By the mid-Fifties, Mr Seligmann's father, a clothing salesman who had never fully adjusted to life in what was by now Israel, decided to move back to Germany with his family. The young Mr Seligmann was told by his father, "You will like Germany" – a phrase which has remained with him ever since: he later used as the title of his autobiography.

For a long time "liking Germany" was something Mr Seligmann found difficult, if not impossible, to do. "I was dreadfully unhappy," he recalls. The Germany of the late-Fifties and Sixties was a country still heavily infected with the poison of Nazi-inspired anti-Semitism. When Mr Seligmann was beaten up by fellow pupils at school, his mother complained to the headmaster. His advice was: "If you don't like it here, take your boy and go back to Palestine." His history teacher told him that Hitler was a "brave soldier who volunteered to fight for Germany". His Nazi party merely wanted to "restore Germany's greatness" and end the "blackmail" the country suffered under the terms of the Treaty of Versailles.
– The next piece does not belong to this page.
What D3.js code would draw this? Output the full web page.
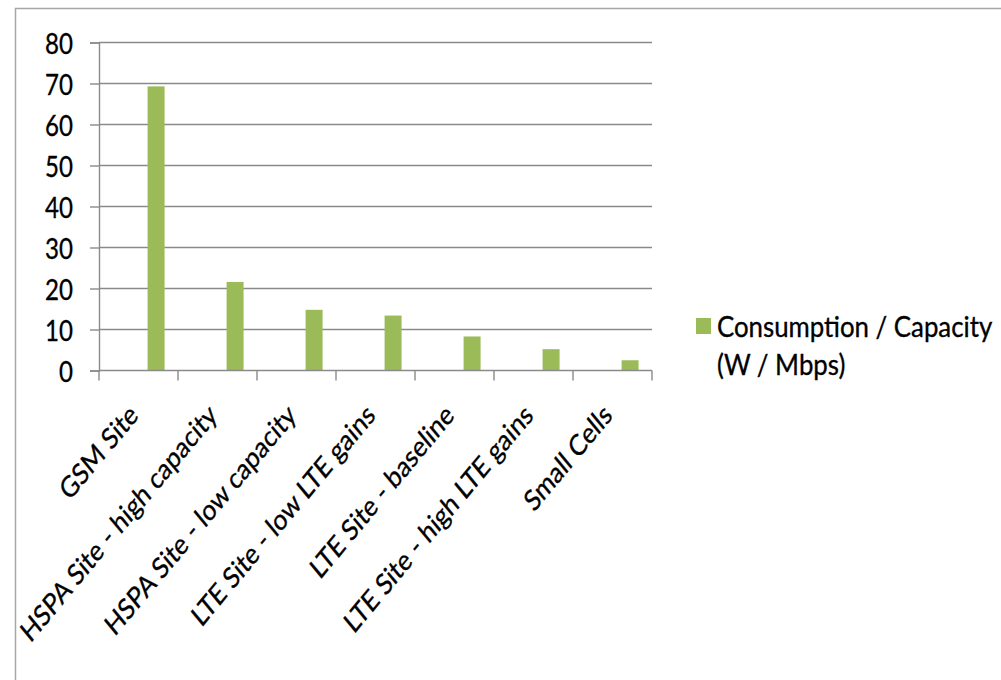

The doses of Nazi ideology were not only dished out at school. The parents of his first German girlfriend let it be known that they considered Mr Seligmann's relationship with her "defiled" the purity of the German race. When, several years later, Mr Seligmann published his first novel, Rubinsteins Versteigerung (Rubinstein's Auction) giving a warts and all account of his life in post-war West Germany, he found himself under attack from the Jewish community.

"Nobody would publish the book at first. Its Jewish critics even used a Nazi propaganda term: they called me a 'Nestbeschmutzer' – somebody who fouls his own nest," Mr Seligmann says.

It could be argued that even today, reunited Germany has still not got all that much to be proud of when it comes to shedding the influences of Nazism. Neo-Nazi violence has increased massively since reunification. The majority of Germany's new Jewish immigrants are not openly acknowledged as such. Instead they are almost universally referred to as "Russians". Only five years ago, Daniel Alter, the first rabbi to be ordained in Germany since the Holocaust, said he felt more comfortable wearing a baseball cap over his skull cap in public because he feared being identified as a Jew.

Nevertheless, most Jews, including Mr Seligmann, say they live in relative safety in Germany, even if every synagogue and Jewish school in the country is under a constant police guard.

Mr Seligmann says that the most important change wrought by Germany's new generation of Jews is that they are dispensing with the negative perception of themselves as victims. "They feel much easier about expressing themselves than Jews did two decades ago," he says. "In Germany, perhaps more than anywhere else, Jews should be allowed to become as self-confident as anyone else in society."

Jewish Voice from Germany and the man behind the paper are evidence enough that such ideals are being realised. "Fifty years ago I was afraid of the Germany of the Nazis that murdered the Jews," he writes in his autobiography. "Nowadays I feel as if I have found my place among these people as they have with me."